As time progressed, these accusations became rarer as China – and this was acknowledged by US observers – increasingly developed its own high tech.  

There was also the proposition that the Chinese did not buy enough US agricultural products, a claim that has lapsed as it has become clear that these exports could not solve the problem of the trade deficit. And while the numbers of proposed goods declined, natural gas emerged as a saviour. 

With the development of new technology, gas could be extracted from many new gas fields, many of them in the US. The news excited Trump’s predecessor, Barack Obama, who assured the electorate that this would ensure the US economic vitality. There were several arguments.

First, it was proclaimed that the US would have a cheap source of energy; actually, the US would have the cheapest energy among all industrial nations. 

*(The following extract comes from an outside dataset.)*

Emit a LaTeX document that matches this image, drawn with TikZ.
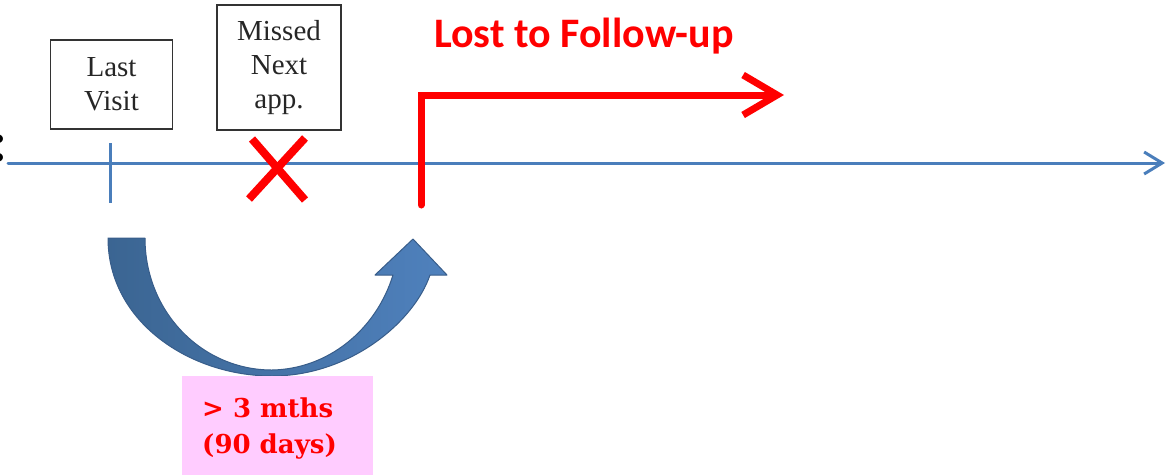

Consequently, foreign capital would return to the US, investments making the country “great again,” to use Trump’s expression, at least as industrial power. This was, of course, an illusion, and even Trump did not raise this proposition.

The second assumption – and it also emerged during Obama’s presidency – was that not only would the US be energy-self-sufficient, but that LNG could make the US an “energy super-power.” It could be a new Saudi Arabia, and these arrangements would replace the necessity for reviving or reanimating industry.

One might add here that Obama’s reasoning was quite similar to that of his counterparts in the Kremlin, who believed that Russia is an “energy superpower” and thus they need not pay much attention to the development of the country’s industrial base.

These delusions about easy fixes, widespread among a considerable segment of both the elite and the masses – have been perpetuated during Trump’s presidency. Consequently, Trump became quite aggressive in advertising American LNG. He – and of course a considerable number of US elite – proclaimed that Europe did not need Russian gas at all, and all of its needs could be well satisfied by LNG, mostly, of course, provided by the US.

Some eastern European countries, especially those with a strong dislike/suspicion of both Berlin and Moscow, apparently subscribed to this idea. China understood well the importance of LNG in Trump’s programme and this was one of the major reasons why Chinese proposed the Alaskan LNG enterprise to be built to provide China with LNG. 

The deal demonstrates to Trump that he was absolutely right in seeing LNG as the silver bullet: massive selling of LNG would solve the problem of the trade deficit, and no dramatic changes in the Beijing/Washington relationship is needed. At the same time Beijing can buy more precious time, until it is strong enough to look Washington straight in the eye. 

The proposition was not so much an economic as a geopolitical, gesture. Precisely because the enterprise is mostly political/geopolitical in nature, it is unlikely that it will spell the end of Power of Siberia, as some observers hope. Still, China’s actions would have had implications for Russia’s gas plans.

Implications for Russia

China’s engagement with the US, which is seen by most of the Russian elite as their clear geopolitical enemy, disturbs Russia. Even more, its apprehension was reinforced by the feeling that China is not as dependent on Russian gas as the Kremlin believed. Indeed, China had no interest in Power of Siberia 2 and other similar projects.

Gazprom CEO Alexei Miller responded to China’s actions by saying that China overestimated its ability to get enough gas outside Russia: by rejecting the additional gas lines from Russia, it risked a gas shortage. 

At the same time, Russian officials assured China that Russia would finish Power of Siberia on time. In addition, Russia started to search for alternative customers for gas, such as Japan.